Provider	Free Credits	Best Models	Sign Up
Google AI Studio	15 RPM, 250K TPM	Gemini 2.5 Pro/Flash	aistudio.google.com
GitHub Models	50-150 req/day	o3-mini, GPT-4.1	github.com/models
NVIDIA NIM	1,000 credits	DeepSeek R1, Llama	build.nvidia.com
Hugging Face	Monthly credits	300+ models	huggingface.co
Groq	Low-cost	Llama 3.3, DeepSeek R1, Qwen QwQ	console.groq.com
xAI	$25 credits	Grok 4	x.ai

Google AI Studio (Recommended for Free)¶

Best Free Option

Gemini 2.5 Pro (best free model)
Gemini 2.5 Flash (fastest)
1M token context
Sign up at aistudio.google.com

GitHub Models¶

GPT-4.1 (excellent coding)
o3-mini (reasoning)
Direct integration with OpenCode via /connect

Resources:

Awesome Free AI APIs

Groq (Fastest Inference)¶

Fastest Inference Available

Groq is not free - but it offers the fastest inference speed available (~1000+ tokens/second).
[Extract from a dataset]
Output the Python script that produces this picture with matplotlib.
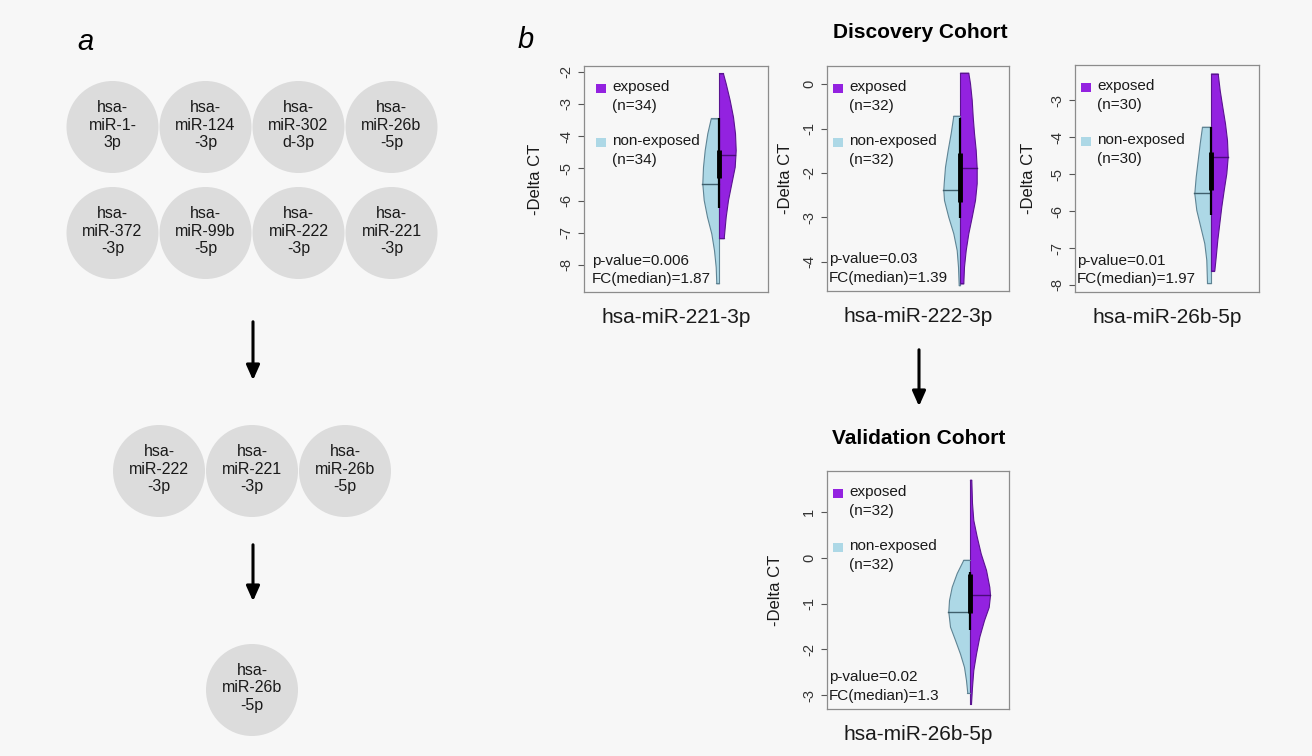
import numpy as np
import matplotlib
matplotlib.use("Agg")
import matplotlib.pyplot as plt
from matplotlib.patches import Circle, Rectangle

plt.rcParams['font.family'] = ['Liberation Sans', 'DejaVu Sans']

# ---- panel a: miRNA selection steps ----
stage_1 = ["hsa-\nmiR-1-\n3p", "hsa-\nmiR-124\n-3p", "hsa-\nmiR-302\nd-3p", "hsa-\nmiR-26b\n-5p",
           "hsa-\nmiR-372\n-3p", "hsa-\nmiR-99b\n-5p", "hsa-\nmiR-222\n-3p", "hsa-\nmiR-221\n-3p"]
stage_2 = ["hsa-\nmiR-222\n-3p", "hsa-\nmiR-221\n-3p", "hsa-\nmiR-26b\n-5p"]
stage_3 = ["hsa-\nmiR-26b\n-5p"]

# ---- panel b: split violins (value levels and half widths) ----
genes = ["hsa-miR-221-3p", "hsa-miR-222-3p", "hsa-miR-26b-5p", "hsa-miR-26b-5p"]
n_exposed = [34, 32, 30, 32]
n_nonexposed = [34, 32, 30, 32]
p_values = ["0.006", "0.03", "0.01", "0.02"]
fc_median = ["1.87", "1.39", "1.97", "1.3"]

y221_non = [-3.45, -3.91, -4.43, -4.95, -5.47, -5.98, -6.50, -7.02, -7.54, -8.06, -8.57]
w221_non = [8.3, 11.7, 14.3, 16.0, 16.7, 15.3, 12.0, 7.7, 5.0, 3.3, 2.7]
y221_exp = [-2.05, -2.36, -2.88, -3.40, -3.91, -4.43, -4.95, -5.47, -5.98, -6.50, -7.17]
w221_exp = [4.0, 6.7, 10.7, 14.0, 16.0, 16.7, 15.7, 12.3, 9.0, 6.7, 4.7]

y222_non = [-0.71, -1.10, -1.48, -1.86, -2.23, -2.38, -2.61, -2.99, -3.36, -3.74, -4.11, -4.53]
w222_non = [6.7, 9.3, 12.3, 15.0, 16.3, 16.7, 16.0, 11.7, 6.7, 3.3, 2.0, 1.3]
y222_exp = [0.26, 0.02, -0.35, -0.73, -1.10, -1.48, -1.89, -2.23, -2.61, -2.99, -3.36, -3.74, -4.11, -4.49]
w222_exp = [8.3, 10.0, 11.7, 12.7, 14.0, 15.7, 16.7, 16.7, 15.0, 11.7, 8.3, 5.7, 4.0, 3.3]

y26b_non = [-3.72, -4.17, -4.62, -5.07, -5.52, -5.97, -6.42, -6.87, -7.32, -7.95]
w26b_non = [9.0, 11.3, 13.3, 15.3, 16.7, 14.7, 10.7, 6.7, 4.7, 4.0]
y26b_exp = [-2.28, -2.73, -3.18, -3.63, -4.08, -4.53, -4.98, -5.43, -5.88, -6.33, -6.78, -7.24, -7.61]
w26b_exp = [6.7, 8.7, 11.3, 14.0, 16.0, 16.7, 15.3, 12.7, 10.3, 8.3, 6.3, 4.7, 3.3]

yval_non = [-0.04, -0.33, -0.63, -0.92, -1.17, -1.50, -1.79, -2.09, -2.38, -2.67, -2.95]
wval_non = [6.7, 13.3, 18.3, 21.0, 21.7, 20.0, 15.0, 10.0, 6.0, 4.0, 2.7]
yval_exp = [1.71, 1.20, 0.83, 0.47, 0.10, -0.26, -0.63, -0.81, -1.07, -1.36, -1.72, -2.09, -2.45, -2.82, -3.18]
wval_exp = [1.3, 2.0, 3.3, 6.7, 10.7, 16.0, 19.3, 20.0, 18.7, 14.0, 9.3, 6.0, 3.3, 2.0, 1.0]

median_non = [-5.47, -2.38, -5.50, -1.19]
median_exp = [-4.59, -1.89, -4.53, -0.81]
whisker_hi = [-3.45, -0.77, -3.72, -0.30]
whisker_lo = [-6.24, -3.02, -6.11, -1.58]
box_hi = [-4.43, -1.56, -4.40, -0.35]
box_lo = [-5.31, -2.65, -5.43, -1.20]

yticks = [[-2, -3, -4, -5, -6, -7, -8], [0, -1, -2, -3, -4],
          [-3, -4, -5, -6, -7, -8], [1, 0, -1, -2, -3]]
ylims = [(-8.84, -1.82), (-4.66, 0.41), (-8.19, -2.05), (-3.30, 1.90)]

profiles = [(y221_non, w221_non, y221_exp, w221_exp),
            (y222_non, w222_non, y222_exp, w222_exp),
            (y26b_non, w26b_non, y26b_exp, w26b_exp),
            (yval_non, wval_non, yval_exp, wval_exp)]

BG = '#f7f7f7'
PURPLE = '#9322e0'
LIGHTBLUE = '#add8e6'
W, H = 1312, 756

fig = plt.figure(figsize=(W / 100, H / 100), dpi=100, facecolor=BG)

# background axes in pixel coordinates for panel a, headings and arrows
bg = fig.add_axes([0, 0, 1, 1])
bg.set_xlim(0, W)
bg.set_ylim(H, 0)
bg.axis('off')
bg.set_facecolor(BG)

bg.text(85, 42, "a", fontsize=21, style='italic', ha='center', va='center')
bg.text(526, 40, "b", fontsize=21, style='italic', ha='center', va='center')

radius = 46
step = 93
cx_mid = 252


def draw_row(labels, cy):
    n = len(labels)
    for i, lab in enumerate(labels):
        cx = cx_mid + (i - (n - 1) / 2) * step
        bg.add_patch(Circle((cx, cy), radius, facecolor='#dcdcdc', edgecolor='none'))
        bg.text(cx, cy - 2, lab, ha='center', va='center', fontsize=11.5,
                linespacing=1.18, color='#1a1a1a')


draw_row(stage_1[:4], 127)
draw_row(stage_1[4:], 233)
draw_row(stage_2, 471)
draw_row(stage_3, 690)

arrow_kw = dict(arrowstyle='-|>,head_length=0.9,head_width=0.4', color='black', lw=2.2)
bg.annotate("", xy=(253, 383), xytext=(253, 319), arrowprops=arrow_kw)
bg.annotate("", xy=(253, 604), xytext=(253, 542), arrowprops=arrow_kw)
bg.annotate("", xy=(919, 409), xytext=(919, 347), arrowprops=arrow_kw)

bg.text(920, 33, "Discovery Cohort", fontsize=15, fontweight='bold', ha='center', va='center')
bg.text(919, 438, "Validation Cohort", fontsize=15, fontweight='bold', ha='center', va='center')

# violin panel boxes in pixels: left, right, top, bottom, violin centre x
boxes = [(584, 768, 66, 292, 719), (827, 1009, 66, 291, 960),
         (1075, 1259, 65, 292, 1211), (827, 1009, 471, 709, 970)]
legend_dx = [12, 6, 6, 6]
ylabel_dx = [41, 34, 39, 44]

for k in range(4):
    l, r, t, b, c = boxes[k]
    ax = fig.add_axes([l / W, 1 - b / H, (r - l) / W, (b - t) / H])
    ax.set_facecolor(BG)
    ax.set_xlim(l - c, r - c)
    ax.set_ylim(*ylims[k])
    for s in ax.spines.values():
        s.set_color('#8c8c8c')
        s.set_linewidth(0.9)
    ax.set_xticks([])
    ax.set_yticks(yticks[k])
    ax.set_yticklabels([str(v) for v in yticks[k]])
    ax.tick_params(axis='y', labelrotation=90, labelsize=10.5, length=4, pad=4,
                   color='#555555', labelcolor='#333333')
    for lab in ax.get_yticklabels():
        lab.set_va('center')

    yn, wn, ye, we = profiles[k]
    yn, wn, ye, we = map(np.asarray, (yn, wn, ye, we))
    ax.fill_betweenx(yn, -wn, 0, facecolor=LIGHTBLUE, edgecolor='#5f8494', lw=0.8, zorder=2)
    ax.fill_betweenx(ye, 0, we, facecolor=PURPLE, edgecolor='#5a1490', lw=0.8, zorder=2)
    # close the flat ends
    ax.plot([-wn[0], 0], [yn[0], yn[0]], color='#5f8494', lw=0.8, zorder=2)
    ax.plot([-wn[-1], 0], [yn[-1], yn[-1]], color='#5f8494', lw=0.8, zorder=2)
    ax.plot([0, we[0]], [ye[0], ye[0]], color='#5a1490', lw=0.8, zorder=2)
    ax.plot([0, we[-1]], [ye[-1], ye[-1]], color='#5a1490', lw=0.8, zorder=2)

    # medians
    mn = np.interp(median_non[k], yn[::-1], wn[::-1])
    me = np.interp(median_exp[k], ye[::-1], we[::-1])
    ax.plot([-mn, 0], [median_non[k]] * 2, color='#3f5f6c', lw=1.0, zorder=3)
    ax.plot([0, me], [median_exp[k]] * 2, color='#4a0c7a', lw=1.0, zorder=3)

    # box
    ax.plot([0, 0], [whisker_lo[k], whisker_hi[k]], color='black', lw=1.6, zorder=4,
            solid_capstyle='butt')
    ax.plot([0, 0], [box_lo[k], box_hi[k]], color='black', lw=3.5, zorder=4,
            solid_capstyle='butt')

    # legend
    bw, bh = r - l, b - t
    dx = legend_dx[k]
    ax.add_patch(Rectangle((dx / bw, 1 - 27 / bh), 10 / bw, 9 / bh, transform=ax.transAxes,
                           facecolor=PURPLE, edgecolor='none', zorder=5))
    ax.add_patch(Rectangle((dx / bw, 1 - 81 / bh), 10 / bw, 9 / bh, transform=ax.transAxes,
                           facecolor=LIGHTBLUE, edgecolor='none', zorder=5))
    tx = (dx + 16) / bw
    txt_kw = dict(transform=ax.transAxes, fontsize=11, va='center', ha='left', color='#1a1a1a')
    ax.text(tx, 1 - 21 / bh, "exposed", **txt_kw)
    ax.text(tx, 1 - 40 / bh, "(n=%d)" % n_exposed[k], **txt_kw)
    ax.text(tx, 1 - 75 / bh, "non-exposed", **txt_kw)
    ax.text(tx, 1 - 94 / bh, "(n=%d)" % n_nonexposed[k], **txt_kw)
    ax.text((dx - 4) / bw, 31.5 / bh, "p-value=" + p_values[k], **txt_kw)
    ax.text((dx - 4) / bw, 13 / bh, "FC(median)=" + fc_median[k], **txt_kw)

    ax.set_ylabel("-Delta CT", fontsize=12, color='#1a1a1a')
    ax.yaxis.set_label_coords(-ylabel_dx[k] / bw, 0.5)
    ax.text(0.5, -16 / bh, genes[k], transform=ax.transAxes, fontsize=15,
            ha='center', va='top', color='#1a1a1a')

fig.savefig("out.png", dpi=100, facecolor=BG)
It's low-cost and integrates natively with OpenCode.

Model	Context	Notes
llama-3.3-70b-versatile	128K	Best overall
deepseek-r1-distill-llama-70b	128K	Strong reasoning
qwen-qwq-32b	128K	Fast reasoning
gemma-2-9b-it	8K	Lightweight

Setup¶

Get a free API key at console.groq.com/keys
In OpenCode, run /connect → search for "Groq" → paste your API key
Run /models to select a Groq model

Recommendations by Use Case¶

Best for Coding Tasks¶

Qwen2.5-Coder-32B (HF) - Code reasoning
GPT-4.1 (GitHub Models) - General coding
Gemini 2.5 Pro (Google AI Studio) - Long context

Best for Reasoning¶

DeepSeek-R1 (HF Hyperbolic) - Chain-of-thought
o3-mini (GitHub Models) - Reasoning
Gemini 2.5 Pro (Google) - Long context

Best for Speed¶

Groq - Fastest inference (1000+ t/s)
Qwen3-Coder-Next - 128 t/s

Best for Free Tier (No Credit Card)¶

Big Pickle (OpenCode built-in)
GLM-4.7 Flash (HF)
Gemini 2.5 Flash (Google)

Model Comparison Tables¶

Coding Models Comparison¶

Model	Provider	Context	Speed	Notes	Best For
Qwen2.5-Coder-32B	Featherless	131K	Medium	Good code reasoning	Code reasoning
DeepSeek-R1	Hyperbolic	131K	Medium	Chain-of-thought	Complex reasoning
GPT-4.1	GitHub	32K	Fast	Free tier	General coding

Free Models Comparison¶

Model	Source	Notes
Big Pickle	OpenCode	Works out of box
GLM 4.7 Flash	Hugging Face	Slower
Gemini 2.5 Flash	Google	Generous free tier
Gemma 4 31B	Hugging Face	Google's best open model

TODO: Review Schedule¶

Review monthly - check for new models
Check free tier limits changed
Update recommendations based on benchmarks

Resources¶

This is a living document. Revisit and update regularly.